What you should do: Write out, word for word, the stretch of lines beginning at the one with "What seaborn and" and ending at the one with "import seaborn as sns", omitting the images.

Data supplied:

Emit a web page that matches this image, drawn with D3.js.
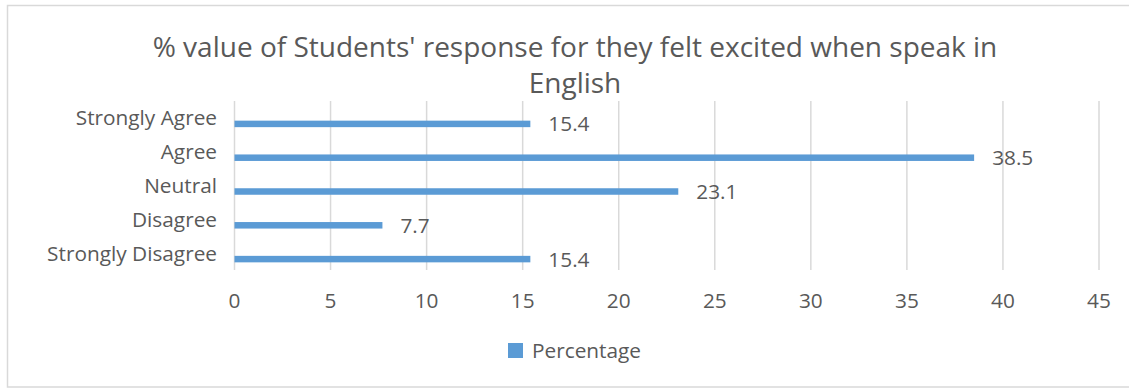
<!DOCTYPE html>
<html><head><meta charset="utf-8">
<script src="https://cdn.jsdelivr.net/npm/d3@7"></script>
<style>body{margin:0;background:#fff}svg{display:block}</style>
</head><body>
<svg id="c" width="1129" height="388"></svg>
<script>
const categories = ["Strongly Agree","Agree","Neutral","Disagree","Strongly Disagree"];
const values = [15.4, 38.5, 23.1, 7.7, 15.4];
const xTicks = [0,5,10,15,20,25,30,35,40,45];
const titleLines = ["% value of Students' response for they felt excited when speak in","English"];
const seriesName = "Percentage";

const FONT = "'Open Sans', Lato, sans-serif";
const TXT = "#595959", BAR = "#5B9BD5", GRID = "#D9D9D9";
const FS = 20.8;
const svg = d3.select("#c");
svg.append("rect").attr("x",7.5).attr("y",5.5).attr("width",1130).attr("height",381.5)
  .attr("fill","#fff").attr("stroke","#D9D9D9").attr("stroke-width",1.5);

const x = d3.scaleLinear().domain([0,45]).range([234.5,1099]);
const y = d3.scaleBand().domain(categories).range([101,270]);

// gridlines
svg.append("g").selectAll("line").data(xTicks).join("line")
  .attr("x1",d=>x(d)).attr("x2",d=>x(d)).attr("y1",101).attr("y2",270)
  .attr("stroke",GRID).attr("stroke-width",1.5);

// tick labels
svg.append("g").selectAll("text").data(xTicks).join("text")
  .attr("x",d=>x(d)).attr("y",308).attr("text-anchor","middle")
  .attr("font-family",FONT).attr("font-size",FS).attr("fill",TXT).text(d=>d);

// category labels
svg.append("g").selectAll("text").data(categories).join("text")
  .attr("x",217).attr("y",d=>y(d)+y.bandwidth()/2+7.5).attr("text-anchor","end")
  .attr("font-family",FONT).attr("font-size",FS).attr("fill",TXT).text(d=>d);

// bars
const bh = 6.5, off = 6;
svg.append("g").selectAll("rect").data(values).join("rect")
  .attr("x",x(0)).attr("y",(d,i)=>y(categories[i])+y.bandwidth()/2+off-bh/2)
  .attr("width",d=>x(d)-x(0)).attr("height",bh).attr("fill",BAR);

// value labels
svg.append("g").selectAll("text").data(values).join("text")
  .attr("x",d=>x(d)+18).attr("y",(d,i)=>y(categories[i])+y.bandwidth()/2+off+7.5)
  .attr("font-family",FONT).attr("font-size",FS).attr("fill",TXT).text(d=>d.toFixed(1));

// title
svg.append("g").selectAll("text").data(titleLines).join("text")
  .attr("x",575).attr("y",(d,i)=>57+i*36).attr("text-anchor","middle")
  .attr("font-family",FONT).attr("font-size",28).attr("fill",TXT).text(d=>d);

// legend
svg.append("rect").attr("x",508).attr("y",343).attr("width",15).attr("height",15).attr("fill",BAR);
svg.append("text").attr("x",532).attr("y",358).attr("font-family",FONT).attr("font-size",FS)
  .attr("fill",TXT).text(seriesName);
</script>
</body></html>
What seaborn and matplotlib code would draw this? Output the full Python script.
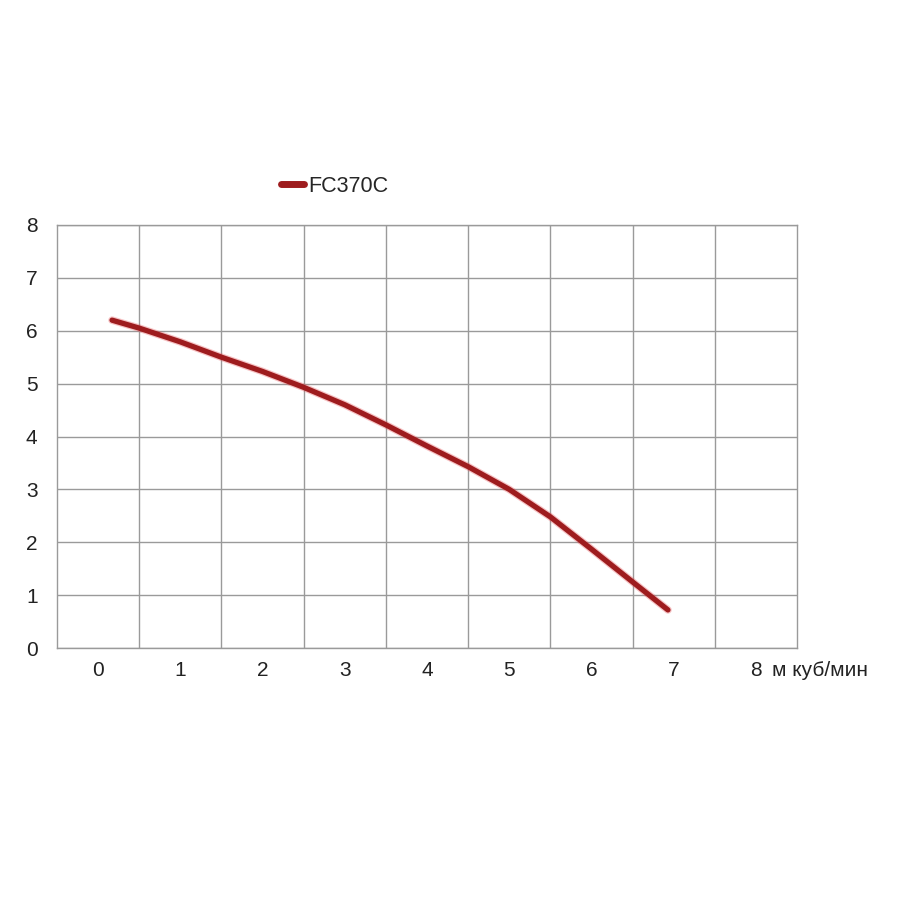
import numpy as np
import pandas as pd
import matplotlib
matplotlib.use("Agg")
import matplotlib.pyplot as plt
import seaborn as sns

sns.set_theme(style="white")
plt.rcParams["font.family"] = ["Liberation Sans", "DejaVu Sans"]

# pump curve
flow = [0.17, 0.5, 1.0, 1.5, 2.0, 2.5, 3.0, 3.5, 4.0, 4.5, 5.0, 5.5, 6.0, 6.5, 6.93]
head = [6.2, 6.05, 5.79, 5.5, 5.23, 4.93, 4.6, 4.22, 3.82, 3.43, 3.0, 2.48, 1.87, 1.25, 0.72]
series_name = "FC370C"
x_ticks = [0, 1, 2, 3, 4, 5, 6, 7, 8]
y_ticks = [0, 1, 2, 3, 4, 5, 6, 7, 8]
x_unit = "м куб/мин"

df = pd.DataFrame({"flow": flow, "head": head, "model": series_name})

fig = plt.figure(figsize=(9, 9), dpi=100)
ax = fig.add_axes([0.0633, 0.28, 0.8223, 0.47])

# soft glow under the curve
ax.plot(df["flow"], df["head"], color="#e8555a", lw=5.5, alpha=0.35,
        solid_capstyle="round", solid_joinstyle="round", zorder=2)
sns.lineplot(data=df, x="flow", y="head", hue="model", palette=["#9e1c1e"],
             lw=3.8, ax=ax, zorder=3, legend=False)
ax.lines[-1].set_solid_capstyle("round")
ax.lines[-1].set_solid_joinstyle("round")

# grid lines sit between the x labels
ax.set_xlim(-0.5, 8.5)
ax.set_ylim(0, 8)
ax.set_xticks(x_ticks)
ax.set_xticklabels([str(t) for t in x_ticks], fontsize=15)
ax.set_yticks(y_ticks)
ax.set_yticklabels([str(t) for t in y_ticks], fontsize=15)
ax.set_xticks(np.arange(0.5, 8, 1), minor=True)
ax.grid(False)
ax.grid(which="minor", axis="x", color="#9a9a9a", lw=1)
ax.grid(which="major", axis="y", color="#9a9a9a", lw=1)
ax.tick_params(axis="both", which="both", length=0, colors="#222222")
ax.tick_params(axis="x", pad=9)
ax.tick_params(axis="y", pad=14)
for s in ax.spines.values():
    s.set_visible(True)
    s.set_color("#9a9a9a")
    s.set_linewidth(1)
ax.set_xlabel("")
ax.set_ylabel("")

ax.annotate(x_unit, xy=(8.2, 0), xycoords=ax.get_xaxis_transform(),
            xytext=(0, -9), textcoords="offset points",
            ha="left", va="top", fontsize=15, color="#222222")

handle = plt.Line2D([], [], color="#9e1c1e", lw=5, solid_capstyle="round")
ax.legend([handle], [series_name], loc="center left",
          bbox_to_anchor=(0.303, 1.092), frameon=False, fontsize=15.5,
          handlelength=1.07, handletextpad=0.2, borderpad=0, borderaxespad=0)

fig.savefig("out.png", dpi=100, facecolor="white")
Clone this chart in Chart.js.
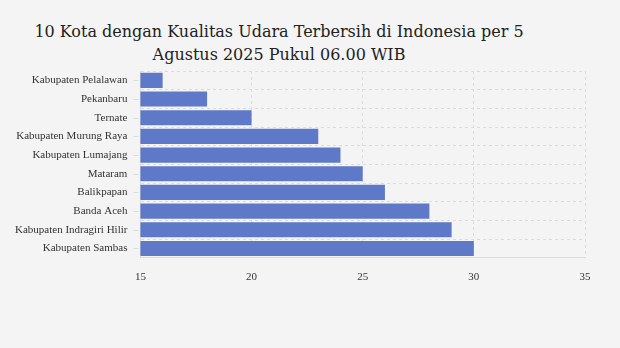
<!DOCTYPE html>
<html>
<head>
<meta charset="utf-8">
<script src="https://cdn.jsdelivr.net/npm/chart.js@4/dist/chart.umd.min.js"></script>
<style>
  html, body { margin: 0; padding: 0; background: #f4f4f4; }
  #wrap { position: relative; width: 620px; height: 348px; }
  #title {
    position: absolute; left: 0; top: 20px; width: 558px;
    text-align: center; font-family: "DejaVu Serif", serif; font-size: 16px;
    line-height: 23px; color: #222;
  }
  canvas { position: absolute; left: 0; top: 0; }
</style>
</head>
<body>
<div id="wrap">
  <div id="title">10 Kota dengan Kualitas Udara Terbersih di Indonesia per 5<br>Agustus 2025 Pukul 06.00 WIB</div>
  <canvas id="c" width="620" height="348"></canvas>
</div>
<script>
const cities = [
  "Kabupaten Pelalawan", "Pekanbaru", "Ternate", "Kabupaten Murung Raya",
  "Kabupaten Lumajang", "Mataram", "Balikpapan", "Banda Aceh",
  "Kabupaten Indragiri Hilir", "Kabupaten Sambas"
];
const aqiValues = [16, 18, 20, 23, 24, 25, 26, 28, 29, 30];
const xTicks = [15, 20, 25, 30, 35];

const gridColor = "#dcdcdc";

// short tick marks at each category centre on the y axis
const yTickMarks = {
  id: "yTickMarks",
  afterDraw(chart) {
    const y = chart.scales.y;
    const ctx = chart.ctx;
    ctx.save();
    ctx.strokeStyle = gridColor;
    ctx.lineWidth = 1;
    for (let i = 0; i < cities.length; i++) {
      const py = Math.round(y.getPixelForTick(i)) + 0.5;
      ctx.beginPath();
      ctx.moveTo(y.right - 7, py);
      ctx.lineTo(y.right - 2, py);
      ctx.stroke();
    }
    ctx.restore();
  }
};

new Chart(document.getElementById("c"), {
  type: "bar",
  data: {
    labels: cities,
    datasets: [{
      data: aqiValues,
      backgroundColor: "#5f79c9",
      borderWidth: 0,
      categoryPercentage: 0.9,
      barPercentage: 0.9
    }]
  },
  plugins: [yTickMarks],
  options: {
    indexAxis: "y",
    responsive: false,
    animation: false,
    layout: { padding: { top: 71, right: 35, bottom: 51, left: 2 } },
    plugins: { legend: { display: false }, tooltip: { enabled: false }, title: { display: false } },
    scales: {
      x: {
        min: 15, max: 35,
        afterBuildTicks(scale) { scale.ticks = xTicks.map(v => ({ value: v })); },
        grid: { color: gridColor, drawTicks: false, tickLength: 0 },
        border: { display: true, color: gridColor, dash: [3, 3] },
        ticks: { padding: 13, color: "#333", font: { family: "Liberation Serif", size: 11 } }
      },
      y: {
        grid: { color: gridColor, drawTicks: false, offset: true },
        border: { display: true, color: gridColor, dash: [3, 3] },
        ticks: { padding: 13, color: "#333", font: { family: "Liberation Serif", size: 11 } }
      }
    }
  }
});
</script>
</body>
</html>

Solution:
What seaborn and matplotlib code would draw this? Output the full Python script.
import numpy as np
import pandas as pd
import matplotlib
matplotlib.use("Agg")
import matplotlib.pyplot as plt
import seaborn as sns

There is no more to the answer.